Noble

RPGaDay 2019

In the last three (including current) D&D 5E campaigns that I’ve played, I’ve played a character with a noble background.

Thing is I’ve never really played it up, always focusing on the combat and other physical attributes of the character.

For this current campaign I decided to take “Noble: Knight” for my character’s background, instead of “Position of Privilege”.  So now I have three retainers who follow me around and do stuff for me.

I even picked up some miniatures to represent them.

I named them Kelex, Boothby, and Harcourt.

I’ll let you figure out who’s who.  I’m not sure what to do with the serving girl.

Scary

RPGaDay 2019

We never did horror RPGs.  probably because none of us were well versed enough in the genre.

There were a couple of FASA Doctor Who adventures that fit the horror classification, I think.

It’s been so long that I couldn’t tell you the plot of either, though.

Plenty

RPGaDay 2019

Stuff I have plenty of:

  • dice
  • miniatures
  • unplayed RPG systems
  • imagination

One

RPGaDay 2019

The one game I liked playing the most was FASA’s Star Trek: The Role Playing Game, prior to the release of Star Trek: The Next Generation.

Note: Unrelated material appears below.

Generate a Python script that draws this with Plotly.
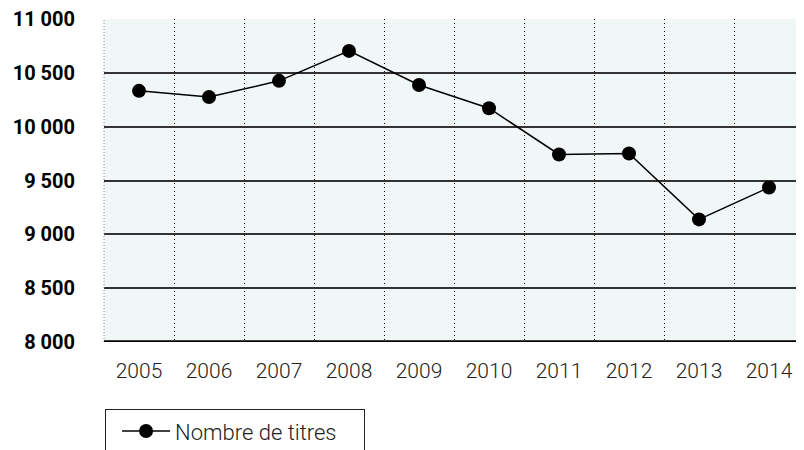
import plotly.graph_objects as go

years = ["2005", "2006", "2007", "2008", "2009", "2010", "2011", "2012", "2013", "2014"]
titres = [10333, 10275, 10426, 10704, 10388, 10172, 9742, 9751, 9139, 9435]
y_tickvals = [8000, 8500, 9000, 9500, 10000, 10500, 11000]
y_ticktext = ["8 000", "8 500", "9 000", "9 500", "10 000", "10 500", "11 000"]
series_name = "Nombre de titres"

# the page has an 8px body margin; the figure is sized to fill the rest
fig = go.Figure()
fig.add_trace(go.Scatter(
    x=years, y=titres, name=series_name, mode="lines+markers",
    line=dict(color="#000000", width=1.5),
    marker=dict(color="#000000", size=14, symbol="circle"),
    showlegend=True,
))

fig.update_layout(
    width=796, height=442,
    margin=dict(l=96, r=0, t=11, b=108, autoexpand=False),
    paper_bgcolor="#ffffff",
    plot_bgcolor="#f1f6f6",
    font=dict(family="Roboto, Arial, sans-serif", color="#222222"),
    showlegend=True,
    legend=dict(
        orientation="h",
        x=0.0015, y=-0.208, xanchor="left", yanchor="top",
        bordercolor="#222222", borderwidth=1, bgcolor="#ffffff",
        font=dict(size=22, color="#222222", weight=300),
        itemwidth=48,
        indentation=11,
        entrywidth=184, entrywidthmode="pixels",
    ),
)

fig.update_xaxes(
    type="category",
    tickson="boundaries",
    showgrid=True, gridcolor="#111111", gridwidth=1, griddash="1px,3px",
    ticks="", ticklabelstandoff=14,
    tickfont=dict(size=21, color="#222222", weight=300),
    showline=False, zeroline=False,
    range=[-0.5, 9.5],
)

fig.update_yaxes(
    range=[8000, 11000.5],
    tickvals=y_tickvals, ticktext=y_ticktext,
    showgrid=True, gridcolor="#333333", gridwidth=1.5,
    ticks="outside", ticklen=24, tickcolor="rgba(0,0,0,0)",
    tickfont=dict(size=20, color="#000000", weight="bold"),
    ticklabeloverflow="allow",
    showline=False, zeroline=False,
)

# left dotted frame line
fig.add_shape(type="line", xref="paper", yref="paper", x0=0, x1=0, y0=0, y1=1,
              line=dict(color="#888888", width=1, dash="1px,2px"))
# bottom baseline on the axis
fig.add_hline(y=8000, line=dict(color="#000000", width=3.5))

fig.write_html("out.html")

The one main reason was that we were making our own contributions to the Star Trek mythos, meaningful to us and us alone.

The one character I played that I liked the most was Mackenzie Decker, captain of the Photon Duck.

The one adventure that I loved running was Gornbusters, an original adventure that I wrote myself.

The one adventure that I enjoyed playing was A Doomsday Like Any Other, a sequel to one of my all-time favorite Original Series episodes.

Dream

RPGaDay 2019

I’ve had quite a few dreams about RPGs, both in and out of character.

There was one dream about a gaming session when one of the players went berserk and started killing everyone around the table with a sword from the game we were playing.

There was another about commanding a starship as it was attacked and destroyed by Klingons.

The most disturbing was a nuclear war dream after a night of playing the Supremacy board game instead of role-playing games.  That one shook me for a few days afterwards.

Door

RPGaDay 2019

Our one attempt at playing the Paranoia RPG was memorable only for the fact that the GM kept killing us as we tried to go through a door.

Seriously.  That’s all I remember from that gaming session.

Guide

RPGaDay 2019

Including an NPC in a party usually means having that NPC act as a guide for the PCs, in case they stray too far from the adventure path.

Not that it works all the time.  If ever.

Rarely did our parties stray far from a story line, and in most cases we the GMs managed to improvise our way back to the main story.

So the NPCs we created ended up being an extra target for the bad guys, or an additional attack for the players.

The best name I came up with for an NPC?

Nikki Paula Chambers.  Ex-Starfleet security, IIRC, and based on Shelley Long from Cheers.  But with combat proficiency.

Mystery

RPGaDay 2019

In most if not all of our campaigns/scenarios, any ‘mystery’ aspect to a session was generally explained to us by the GM at the end of the adventure.

We simply were not geared toward problem solving/deduction.

There may have been exceptions, but memory fails me at the moment.

Friendship

RPGaDay 2019

The one time I really played up a “friendship” in an RPG scenario was during a FASA Trek adventure, where an NPC was an old friend of one of the PCs, and through the course of the story this friend gets killed.

To emphasize how close this NPC was to the PC, I had a scene out of Top Gun where the PC had to clear out his dead friend’s quarters, and he came across the same type of photo that Maverick found of him and Goose.

The players actually muttered ‘Aw, man!’ when I described that scene.

Good times.

Examine

RPGaDay 2019

In the earlier days of gaming, my group would simply attack anything and everything we encountered.

This never changed, even as recently as the D&D campaign that we had at work.

But now I see the value of reading the room, or examining the situation, even questioning NPCs instead of killing them immediately.

Oh, how differently encounters could have gone, back in the day.